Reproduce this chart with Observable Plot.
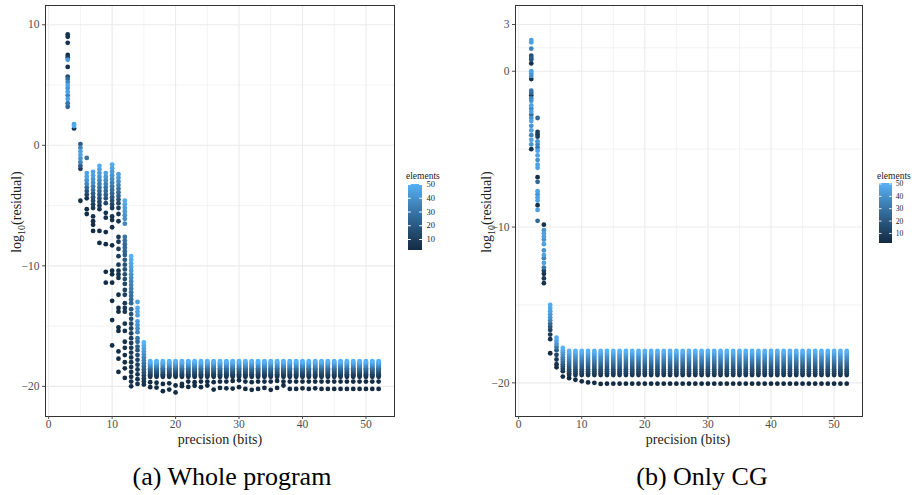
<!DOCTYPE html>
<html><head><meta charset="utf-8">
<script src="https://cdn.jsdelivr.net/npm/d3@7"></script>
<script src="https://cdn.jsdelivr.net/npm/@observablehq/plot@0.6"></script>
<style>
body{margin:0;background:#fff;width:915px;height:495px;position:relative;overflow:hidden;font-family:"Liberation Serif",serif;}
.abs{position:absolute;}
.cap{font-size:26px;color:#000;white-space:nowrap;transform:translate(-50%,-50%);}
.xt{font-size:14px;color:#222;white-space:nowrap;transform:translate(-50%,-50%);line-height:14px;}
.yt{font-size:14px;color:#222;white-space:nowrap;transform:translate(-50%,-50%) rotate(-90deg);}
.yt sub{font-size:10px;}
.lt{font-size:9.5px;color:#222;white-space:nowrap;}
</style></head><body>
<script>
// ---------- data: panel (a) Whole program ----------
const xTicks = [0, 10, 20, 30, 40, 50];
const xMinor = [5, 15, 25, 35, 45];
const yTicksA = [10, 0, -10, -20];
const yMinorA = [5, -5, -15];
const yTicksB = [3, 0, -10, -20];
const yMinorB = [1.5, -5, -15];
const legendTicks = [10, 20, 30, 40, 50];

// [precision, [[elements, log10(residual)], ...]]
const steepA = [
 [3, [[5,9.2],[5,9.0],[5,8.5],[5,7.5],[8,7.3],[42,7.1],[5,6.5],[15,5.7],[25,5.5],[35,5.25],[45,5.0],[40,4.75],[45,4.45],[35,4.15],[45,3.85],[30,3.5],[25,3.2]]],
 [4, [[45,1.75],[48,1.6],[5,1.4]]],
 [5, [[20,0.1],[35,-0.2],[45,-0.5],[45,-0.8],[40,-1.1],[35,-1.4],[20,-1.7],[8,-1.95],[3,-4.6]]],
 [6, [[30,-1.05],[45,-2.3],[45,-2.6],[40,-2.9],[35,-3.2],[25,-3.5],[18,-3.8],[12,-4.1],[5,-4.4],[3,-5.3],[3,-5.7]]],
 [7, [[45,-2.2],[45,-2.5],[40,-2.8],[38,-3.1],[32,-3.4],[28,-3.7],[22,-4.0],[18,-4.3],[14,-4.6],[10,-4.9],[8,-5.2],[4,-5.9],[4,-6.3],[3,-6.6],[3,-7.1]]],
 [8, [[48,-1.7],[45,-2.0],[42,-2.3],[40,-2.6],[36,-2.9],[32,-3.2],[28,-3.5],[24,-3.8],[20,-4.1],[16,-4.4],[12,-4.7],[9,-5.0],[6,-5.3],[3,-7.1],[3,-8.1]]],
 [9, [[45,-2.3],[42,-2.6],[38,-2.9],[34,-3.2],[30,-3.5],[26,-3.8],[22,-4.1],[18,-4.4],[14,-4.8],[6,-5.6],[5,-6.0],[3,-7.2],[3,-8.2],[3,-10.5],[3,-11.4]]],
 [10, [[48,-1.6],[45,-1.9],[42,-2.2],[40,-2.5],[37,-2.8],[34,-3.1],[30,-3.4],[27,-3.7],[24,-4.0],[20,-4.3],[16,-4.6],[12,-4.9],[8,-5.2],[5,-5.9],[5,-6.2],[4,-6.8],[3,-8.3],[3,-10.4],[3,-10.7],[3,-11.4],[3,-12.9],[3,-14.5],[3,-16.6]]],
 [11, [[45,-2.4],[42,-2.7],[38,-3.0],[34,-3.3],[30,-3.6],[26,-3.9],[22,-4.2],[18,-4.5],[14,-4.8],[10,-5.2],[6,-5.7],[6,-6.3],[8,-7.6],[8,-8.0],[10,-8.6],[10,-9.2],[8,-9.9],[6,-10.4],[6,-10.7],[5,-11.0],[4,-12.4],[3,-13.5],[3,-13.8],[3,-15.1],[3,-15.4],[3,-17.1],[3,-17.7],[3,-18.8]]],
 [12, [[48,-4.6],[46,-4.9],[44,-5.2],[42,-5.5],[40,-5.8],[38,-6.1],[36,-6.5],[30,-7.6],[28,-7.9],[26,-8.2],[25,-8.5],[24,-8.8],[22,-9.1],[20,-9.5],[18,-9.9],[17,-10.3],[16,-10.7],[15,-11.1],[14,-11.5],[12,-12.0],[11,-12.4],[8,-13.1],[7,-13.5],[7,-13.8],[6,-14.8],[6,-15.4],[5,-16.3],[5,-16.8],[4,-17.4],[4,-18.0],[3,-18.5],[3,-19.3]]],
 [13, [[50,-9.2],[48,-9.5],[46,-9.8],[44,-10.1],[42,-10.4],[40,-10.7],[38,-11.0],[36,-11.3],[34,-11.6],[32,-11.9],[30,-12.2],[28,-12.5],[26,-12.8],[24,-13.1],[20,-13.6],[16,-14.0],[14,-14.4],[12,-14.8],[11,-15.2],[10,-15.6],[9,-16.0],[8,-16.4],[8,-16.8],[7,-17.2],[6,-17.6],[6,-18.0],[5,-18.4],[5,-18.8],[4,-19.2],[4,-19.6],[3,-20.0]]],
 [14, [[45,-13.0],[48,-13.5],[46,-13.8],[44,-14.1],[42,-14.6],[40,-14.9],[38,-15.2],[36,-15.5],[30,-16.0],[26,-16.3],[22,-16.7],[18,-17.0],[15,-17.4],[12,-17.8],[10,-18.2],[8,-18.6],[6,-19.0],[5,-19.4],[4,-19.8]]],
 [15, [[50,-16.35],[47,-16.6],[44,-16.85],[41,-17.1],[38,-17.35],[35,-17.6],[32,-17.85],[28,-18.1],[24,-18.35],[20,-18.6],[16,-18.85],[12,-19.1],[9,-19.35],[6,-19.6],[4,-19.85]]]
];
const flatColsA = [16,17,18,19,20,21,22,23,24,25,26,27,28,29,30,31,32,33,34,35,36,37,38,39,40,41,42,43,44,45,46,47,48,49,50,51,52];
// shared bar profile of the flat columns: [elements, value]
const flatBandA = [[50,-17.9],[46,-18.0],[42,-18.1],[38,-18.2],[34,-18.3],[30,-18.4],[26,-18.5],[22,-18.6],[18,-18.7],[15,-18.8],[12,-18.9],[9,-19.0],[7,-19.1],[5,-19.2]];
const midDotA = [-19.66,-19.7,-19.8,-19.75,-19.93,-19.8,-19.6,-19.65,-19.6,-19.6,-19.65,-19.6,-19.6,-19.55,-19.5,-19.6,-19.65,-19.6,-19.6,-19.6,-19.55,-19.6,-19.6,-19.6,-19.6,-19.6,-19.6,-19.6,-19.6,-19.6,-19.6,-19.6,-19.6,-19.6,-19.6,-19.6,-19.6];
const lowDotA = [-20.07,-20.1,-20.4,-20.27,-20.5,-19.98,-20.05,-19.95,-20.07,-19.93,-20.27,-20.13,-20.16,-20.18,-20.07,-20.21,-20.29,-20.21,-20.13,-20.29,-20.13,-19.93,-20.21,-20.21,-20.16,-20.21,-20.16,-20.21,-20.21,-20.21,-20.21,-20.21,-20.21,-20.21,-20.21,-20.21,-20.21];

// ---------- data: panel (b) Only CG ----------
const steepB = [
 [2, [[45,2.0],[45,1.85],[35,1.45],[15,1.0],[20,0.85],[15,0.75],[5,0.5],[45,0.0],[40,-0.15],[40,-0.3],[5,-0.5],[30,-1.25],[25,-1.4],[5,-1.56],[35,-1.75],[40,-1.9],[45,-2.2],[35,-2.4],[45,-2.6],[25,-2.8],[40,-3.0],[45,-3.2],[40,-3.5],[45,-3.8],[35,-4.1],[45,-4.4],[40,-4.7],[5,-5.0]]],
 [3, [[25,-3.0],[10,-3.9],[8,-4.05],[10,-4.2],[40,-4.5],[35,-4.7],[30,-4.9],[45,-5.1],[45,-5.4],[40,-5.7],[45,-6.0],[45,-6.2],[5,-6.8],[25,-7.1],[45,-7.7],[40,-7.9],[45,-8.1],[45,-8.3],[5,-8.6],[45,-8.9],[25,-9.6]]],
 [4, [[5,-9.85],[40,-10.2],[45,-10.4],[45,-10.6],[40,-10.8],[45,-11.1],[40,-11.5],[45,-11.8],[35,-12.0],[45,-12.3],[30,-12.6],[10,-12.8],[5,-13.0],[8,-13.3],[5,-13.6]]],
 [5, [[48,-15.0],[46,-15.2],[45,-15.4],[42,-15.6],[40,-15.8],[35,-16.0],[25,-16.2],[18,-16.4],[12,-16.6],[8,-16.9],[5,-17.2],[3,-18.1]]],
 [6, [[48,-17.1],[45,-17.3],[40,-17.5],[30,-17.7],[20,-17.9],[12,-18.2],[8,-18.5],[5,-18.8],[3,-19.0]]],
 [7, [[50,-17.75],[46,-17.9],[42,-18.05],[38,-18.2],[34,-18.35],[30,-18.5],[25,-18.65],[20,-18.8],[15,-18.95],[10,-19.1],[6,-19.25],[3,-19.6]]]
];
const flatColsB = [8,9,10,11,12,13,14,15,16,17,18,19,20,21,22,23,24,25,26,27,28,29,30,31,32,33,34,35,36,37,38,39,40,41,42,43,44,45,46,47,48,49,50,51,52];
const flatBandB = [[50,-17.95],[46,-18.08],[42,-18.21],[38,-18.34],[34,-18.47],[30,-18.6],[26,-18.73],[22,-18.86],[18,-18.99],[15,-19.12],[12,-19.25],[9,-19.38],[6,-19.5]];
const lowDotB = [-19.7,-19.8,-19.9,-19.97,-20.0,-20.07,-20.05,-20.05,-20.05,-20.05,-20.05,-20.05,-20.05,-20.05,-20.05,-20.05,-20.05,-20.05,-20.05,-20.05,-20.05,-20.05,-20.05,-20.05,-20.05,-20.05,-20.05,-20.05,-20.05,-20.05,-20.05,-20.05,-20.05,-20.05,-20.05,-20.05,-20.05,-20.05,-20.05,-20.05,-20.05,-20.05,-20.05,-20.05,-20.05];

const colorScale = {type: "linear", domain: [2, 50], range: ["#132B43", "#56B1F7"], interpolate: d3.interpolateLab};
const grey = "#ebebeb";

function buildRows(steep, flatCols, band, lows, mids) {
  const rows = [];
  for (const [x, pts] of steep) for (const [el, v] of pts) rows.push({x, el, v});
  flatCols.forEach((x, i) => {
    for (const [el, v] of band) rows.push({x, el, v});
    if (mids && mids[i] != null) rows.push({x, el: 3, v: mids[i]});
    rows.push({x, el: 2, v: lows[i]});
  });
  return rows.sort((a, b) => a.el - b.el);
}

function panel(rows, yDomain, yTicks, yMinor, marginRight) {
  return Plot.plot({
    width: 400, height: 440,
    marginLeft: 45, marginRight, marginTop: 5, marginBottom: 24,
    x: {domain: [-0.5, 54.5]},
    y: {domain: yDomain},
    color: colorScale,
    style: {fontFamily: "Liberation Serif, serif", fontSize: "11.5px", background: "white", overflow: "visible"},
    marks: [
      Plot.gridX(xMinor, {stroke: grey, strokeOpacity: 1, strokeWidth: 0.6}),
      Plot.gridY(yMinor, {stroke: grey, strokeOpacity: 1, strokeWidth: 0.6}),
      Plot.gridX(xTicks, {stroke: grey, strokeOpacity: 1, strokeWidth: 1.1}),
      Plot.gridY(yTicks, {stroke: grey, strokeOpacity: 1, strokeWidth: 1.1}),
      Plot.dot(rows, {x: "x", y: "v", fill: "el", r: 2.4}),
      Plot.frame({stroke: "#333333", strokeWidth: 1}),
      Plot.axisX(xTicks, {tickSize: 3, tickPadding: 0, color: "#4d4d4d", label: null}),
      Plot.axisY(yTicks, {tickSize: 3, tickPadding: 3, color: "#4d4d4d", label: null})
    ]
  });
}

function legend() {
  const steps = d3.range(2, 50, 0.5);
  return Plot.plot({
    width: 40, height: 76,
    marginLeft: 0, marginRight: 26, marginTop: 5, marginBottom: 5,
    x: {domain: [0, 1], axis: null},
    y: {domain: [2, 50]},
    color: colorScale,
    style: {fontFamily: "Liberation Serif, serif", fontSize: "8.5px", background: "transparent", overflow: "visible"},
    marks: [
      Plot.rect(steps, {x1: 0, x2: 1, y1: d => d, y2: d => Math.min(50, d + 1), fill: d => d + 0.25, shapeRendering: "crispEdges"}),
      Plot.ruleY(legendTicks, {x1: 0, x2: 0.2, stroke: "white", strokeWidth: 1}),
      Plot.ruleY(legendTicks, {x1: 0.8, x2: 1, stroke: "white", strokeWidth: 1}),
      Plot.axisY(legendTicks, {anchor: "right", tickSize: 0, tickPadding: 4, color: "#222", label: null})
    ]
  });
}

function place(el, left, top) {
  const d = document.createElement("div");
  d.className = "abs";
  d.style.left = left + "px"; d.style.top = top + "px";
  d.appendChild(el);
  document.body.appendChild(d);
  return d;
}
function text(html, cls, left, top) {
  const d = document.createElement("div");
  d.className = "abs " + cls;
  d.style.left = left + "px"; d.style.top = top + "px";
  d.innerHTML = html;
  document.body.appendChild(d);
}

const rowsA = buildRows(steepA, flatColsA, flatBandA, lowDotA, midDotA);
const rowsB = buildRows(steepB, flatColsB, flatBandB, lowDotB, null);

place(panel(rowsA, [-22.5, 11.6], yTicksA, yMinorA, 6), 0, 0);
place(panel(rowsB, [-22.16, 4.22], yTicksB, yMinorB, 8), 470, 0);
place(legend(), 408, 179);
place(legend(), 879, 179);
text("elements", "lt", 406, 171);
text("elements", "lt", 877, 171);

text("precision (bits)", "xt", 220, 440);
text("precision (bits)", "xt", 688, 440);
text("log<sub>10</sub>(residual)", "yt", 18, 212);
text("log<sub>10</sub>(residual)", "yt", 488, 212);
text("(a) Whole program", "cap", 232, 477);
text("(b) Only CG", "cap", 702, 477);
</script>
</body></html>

WORK REQUIRED
Return, unchanged, the lines from the first line of the material through the line that holds "const legendTicks = [10, 20, 30, 40, 50];", inclusive, omitting pictures.

FINISHED EXERCISE
Reproduce this chart with Observable Plot.
<!DOCTYPE html>
<html><head><meta charset="utf-8">
<script src="https://cdn.jsdelivr.net/npm/d3@7"></script>
<script src="https://cdn.jsdelivr.net/npm/@observablehq/plot@0.6"></script>
<style>
body{margin:0;background:#fff;width:915px;height:495px;position:relative;overflow:hidden;font-family:"Liberation Serif",serif;}
.abs{position:absolute;}
.cap{font-size:26px;color:#000;white-space:nowrap;transform:translate(-50%,-50%);}
.xt{font-size:14px;color:#222;white-space:nowrap;transform:translate(-50%,-50%);line-height:14px;}
.yt{font-size:14px;color:#222;white-space:nowrap;transform:translate(-50%,-50%) rotate(-90deg);}
.yt sub{font-size:10px;}
.lt{font-size:9.5px;color:#222;white-space:nowrap;}
</style></head><body>
<script>
// ---------- data: panel (a) Whole program ----------
const xTicks = [0, 10, 20, 30, 40, 50];
const xMinor = [5, 15, 25, 35, 45];
const yTicksA = [10, 0, -10, -20];
const yMinorA = [5, -5, -15];
const yTicksB = [3, 0, -10, -20];
const yMinorB = [1.5, -5, -15];
const legendTicks = [10, 20, 30, 40, 50];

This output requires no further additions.